Currently, we all find ourselves in the midst of the first round of prelims. I hope this season brings everyone success and good fortune. Of course, in order to achieve these ideal outcomes, we must put the work in and be productive. However, at times it can be very difficult to stay motivated and keep on grinding, especially given the recent downfall of everyone’s favorite app, Pocket Points. As sketchy as it may have been–who was really funding all of those free Green Goddesses? Big Brother? Was this all just an elaborate data mining scheme?–it kept us productive and off of our phones; that is, until we discovered the IOS glitch. Then all hell broke loose, and Jansen’s was suddenly flooded with dozens of Cornellians demanding free smoothies. Naturally, the supply from on-campus eateries could not meet the demand of entitled young adults, and now most free meal items have been wiped from the app.
So, how to stay motivated?
If anyone knows the woes of studying or doing homework with a wandering mind, I do. This doesn’t need to be a bad thing. It’s okay to take study breaks, as long as they just remain breaks, and not tapping through snap stories every five minutes accomplishing the very least during a study session. Here is a comprehensive guide to procrastinating like a pro, in ways that will enrich your quality of life and leave you satisfied, refreshed, and ready to return to your books.
I have broken down the types of productive procrastination methods into three distinct categories. Notice that none of these involve your phone. Turn off your phone while you are studying, and remove it from your line of sight. Instagram is the enemy; you will not leave the app feeling satisfied in any way, just equally as confused about differential equations as you were before. It’s a vicious cycle; ultimately, you will return to the app in seconds. Do not succumb to escapism.
Category 1: Adulting
This is the kind of procrastination that is perhaps most “justified.” When faced with these kinds of tasks, you usually tend to shrug and insincerely promise yourself “later.” Bored of studying? Now is the time! Go do your laundry, clean your living space, respond to that email from your professor, take a short nap, read the news (There is a whole world outside of the Cornell bubble, didn’t ya know?), find housing for next year (yikes); whatever your needs may be, fulfill them so you can feel human again.
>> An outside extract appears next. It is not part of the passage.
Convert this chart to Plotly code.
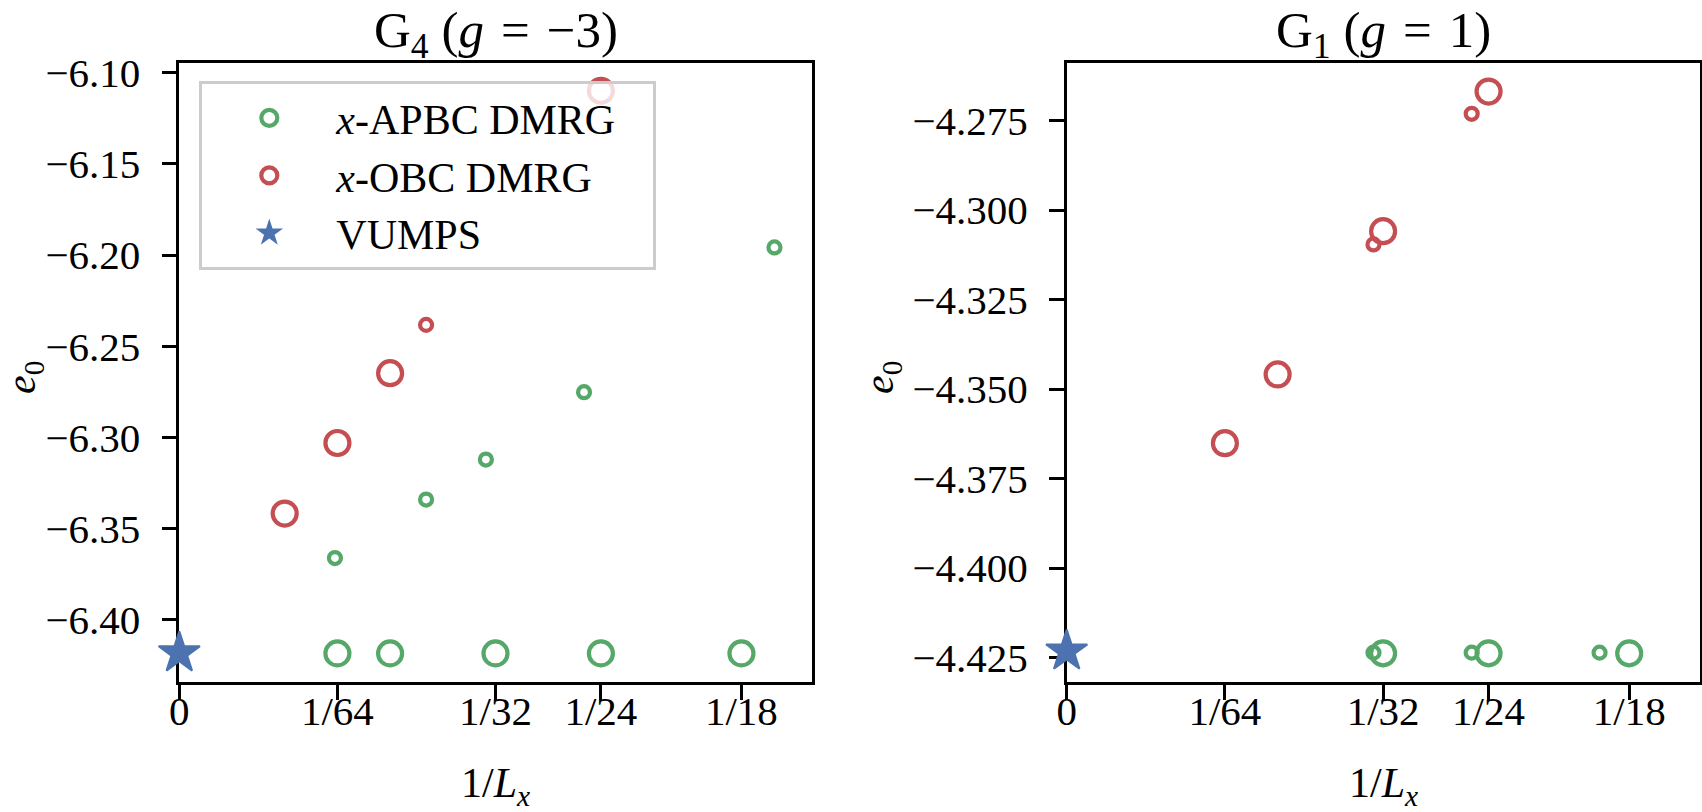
import plotly.graph_objects as go

# ---------------- data ----------------
X_TICKS = [0, 1/64, 1/32, 1/24, 1/18]
X_TICK_LABELS = ["0", "1/64", "1/32", "1/24", "1/18"]

# G4 (g = -3)
G4_APBC_x = [0.015625, 0.020833, 0.03125, 0.041667, 0.055556]
G4_APBC_e = [-6.4185, -6.4185, -6.4185, -6.4185, -6.4185]
G4_APBC_small_x = [0.01538, 0.02439, 0.03030, 0.04000, 0.05882]
G4_APBC_small_e = [-6.3662, -6.3341, -6.3122, -6.2752, -6.1958]
G4_OBC_x = [0.010417, 0.015625, 0.020833, 0.041667]
G4_OBC_e = [-6.3418, -6.3031, -6.2648, -6.1099]
G4_OBC_small_x = [0.02439]
G4_OBC_small_e = [-6.2383]
G4_VUMPS_x = [0.0]
G4_VUMPS_e = [-6.4183]
G4_Y_TICKS = [-6.40, -6.35, -6.30, -6.25, -6.20, -6.15, -6.10]
G4_Y_TICK_LABELS = ["\u22126.40", "\u22126.35", "\u22126.30", "\u22126.25", "\u22126.20", "\u22126.15", "\u22126.10"]

# G1 (g = 1)
G1_APBC_x = [0.03125, 0.041667, 0.055556]
G1_APBC_e = [-4.4238, -4.4238, -4.4238]
G1_APBC_small_x = [0.03030, 0.04000, 0.05263]
G1_APBC_small_e = [-4.4236, -4.4236, -4.4236]
G1_OBC_x = [0.015625, 0.020833, 0.03125, 0.041667]
G1_OBC_e = [-4.3651, -4.3459, -4.3059, -4.2669]
G1_OBC_small_x = [0.03030, 0.04000]
G1_OBC_small_e = [-4.3096, -4.2731]
G1_VUMPS_x = [0.0]
G1_VUMPS_e = [-4.4232]
G1_Y_TICKS = [-4.425, -4.400, -4.375, -4.350, -4.325, -4.300, -4.275]
G1_Y_TICK_LABELS = ["\u22124.425", "\u22124.400", "\u22124.375", "\u22124.350", "\u22124.325", "\u22124.300", "\u22124.275"]

# ---------------- style ----------------
W, H = 1702, 812
GREEN = "#55a868"
RED = "#c44e52"
BLUE = "#4c72b0"
FONT = "Liberation Serif"
FS = 42
BIG, SMALL, RING = 24, 12, 4.2

L_X0, L_X1 = 179.3, 811.7
R_X0, R_X1 = 1066.7, 1699.5
Y_TOP, Y_BOT = 63.3, 682.0

fig = go.Figure()


def ring(x, y, color, size, xa, ya, name, show, group):
    fig.add_trace(go.Scatter(
        x=x, y=y, mode="markers", name=name, showlegend=show, legendgroup=group,
        xaxis=xa, yaxis=ya,
        marker=dict(symbol="circle-open", size=size, color=color, line=dict(width=RING, color=color)),
    ))


def star(x, y, xa, ya, show):
    fig.add_trace(go.Scatter(
        x=x, y=y, mode="markers", name="VUMPS", showlegend=show, legendgroup="vumps",
        xaxis=xa, yaxis=ya, cliponaxis=False,
        marker=dict(symbol="star", size=31, color=BLUE, line=dict(width=2, color=BLUE)),
    ))


APBC_NAME = "<i>x</i>-APBC DMRG\u00a0\u00a0\u00a0"
OBC_NAME = "<i>x</i>-OBC DMRG"

# left panel
ring(G4_APBC_x, G4_APBC_e, GREEN, BIG, "x", "y", APBC_NAME, True, "apbc")
ring(G4_OBC_x, G4_OBC_e, RED, BIG, "x", "y", OBC_NAME, True, "obc")
ring(G4_APBC_small_x, G4_APBC_small_e, GREEN, SMALL, "x", "y", APBC_NAME, False, "apbc")
ring(G4_OBC_small_x, G4_OBC_small_e, RED, SMALL, "x", "y", OBC_NAME, False, "obc")
star(G4_VUMPS_x, G4_VUMPS_e, "x", "y", True)

# right panel
ring(G1_APBC_x, G1_APBC_e, GREEN, BIG, "x2", "y2", APBC_NAME, False, "apbc")
ring(G1_OBC_x, G1_OBC_e, RED, BIG, "x2", "y2", OBC_NAME, False, "obc")
ring(G1_APBC_small_x, G1_APBC_small_e, GREEN, SMALL, "x2", "y2", APBC_NAME, False, "apbc")
ring(G1_OBC_small_x, G1_OBC_small_e, RED, SMALL, "x2", "y2", OBC_NAME, False, "obc")
star(G1_VUMPS_x, G1_VUMPS_e, "x2", "y2", False)

axis_common = dict(
    showline=True, mirror=True, linecolor="black", linewidth=3.3,
    ticks="outside", ticklen=14.6, tickwidth=3.3, tickcolor="black",
    showgrid=False, zeroline=False, layer="below traces",
    tickfont=dict(family=FONT, size=41, color="black"),
    automargin=False,
)
xaxis_common = dict(axis_common, ticklabelstandoff=-24, range=[0, 0.0625],
                    tickmode="array", tickvals=X_TICKS, ticktext=X_TICK_LABELS)
yaxis_common = dict(axis_common, ticklabelstandoff=13, tickmode="array")

ydom = [1 - Y_BOT / H, 1 - Y_TOP / H]
fig.update_layout(
    width=W, height=H,
    margin=dict(l=0, r=0, t=0, b=0),
    paper_bgcolor="white", plot_bgcolor="white",
    font=dict(family=FONT, size=FS, color="black"),
    xaxis=dict(domain=[L_X0 / W, L_X1 / W], anchor="y", **xaxis_common),
    yaxis=dict(domain=ydom, range=[-6.4342, -6.0948], anchor="x",
               tickvals=G4_Y_TICKS, ticktext=G4_Y_TICK_LABELS, **yaxis_common),
    xaxis2=dict(domain=[R_X0 / W, R_X1 / W], anchor="y2", **xaxis_common),
    yaxis2=dict(domain=ydom, range=[-4.4318, -4.2590], anchor="x2",
                tickvals=G1_Y_TICKS, ticktext=G1_Y_TICK_LABELS, **yaxis_common),
    legend=dict(
        x=199.3 / W, y=1 - 81 / H, xanchor="left", yanchor="top",
        bgcolor="rgba(255,255,255,0.8)", bordercolor="#cccccc", borderwidth=3,
        font=dict(family=FONT, size=FS, color="black"),
        itemwidth=124, tracegroupgap=0,
    ),
)

SP = "\u2004"
ann = []
for cx, title in [((L_X0 + L_X1) / 2, "G<sub>4</sub> (<i>g</i>" + SP + "=" + SP + "\u22123)"),
                  ((R_X0 + R_X1) / 2, "G<sub>1</sub> (<i>g</i>" + SP + "=" + SP + "1)")]:
    ann.append(dict(text=title, x=cx / W, y=1 - 34 / H, xref="paper", yref="paper",
                    xanchor="center", yanchor="middle", showarrow=False,
                    font=dict(family=FONT, size=51, color="black")))
    ann.append(dict(text="1/<i>L</i><sub><i>x</i></sub>", x=cx / W, y=1 - 786 / H,
                    xref="paper", yref="paper", xanchor="center", yanchor="middle",
                    showarrow=False, font=dict(family=FONT, size=FS, color="black")))
for lx in [24, 882]:
    ann.append(dict(text="<i>e</i><sub>0</sub>", x=lx / W, y=1 - 378 / H, xref="paper", yref="paper",
                    xanchor="center", yanchor="middle", textangle=-90, showarrow=False,
                    font=dict(family=FONT, size=FS, color="black")))
fig.update_layout(annotations=ann)

fig.write_html("out.html")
Category 2: Free-Time Bucket List
This category encompasses all of the things you tell yourself you’re going to do “when you have time.” However, you never seem to get around to doing these things, because you wake up every Saturday with a throbbing headache, consigned to spending your day in bed staring at your phone with a bio textbook propped open next to your pillow. I know that I personally have a list that I made at the end of the summer with fifty movies I want to watch. I’ve watched zero. So go watch a movie (it’s a long break, but it has a definitive time span that will refocus you at its end), make that playlist you’ve been putting off for two months, buy a new outfit online, take a calming stroll outside. You’re not procrastinating, you’re being productive in a different way.
Category 3: Self-care
This category consists of the things we swear we will do before bed that are forgotten when bedtime rolls around at 2:30 AM and priorities shift– bear with me as I project my shortcomings onto you. These activities could consist of anything from revisiting a neglected hobby to putting on a face mask. Work on your craft, do some journaling, light a candle. For me, this procrastination method has manifested itself in the form of stress-crocheting a tube top to forget P Chem until I’m clear-headed again.
So don’t be too hard on yourself if you get distracted working, just try to be sure that you’re spending time on things that matter to you. What if I told you that I wrote this article on a study break?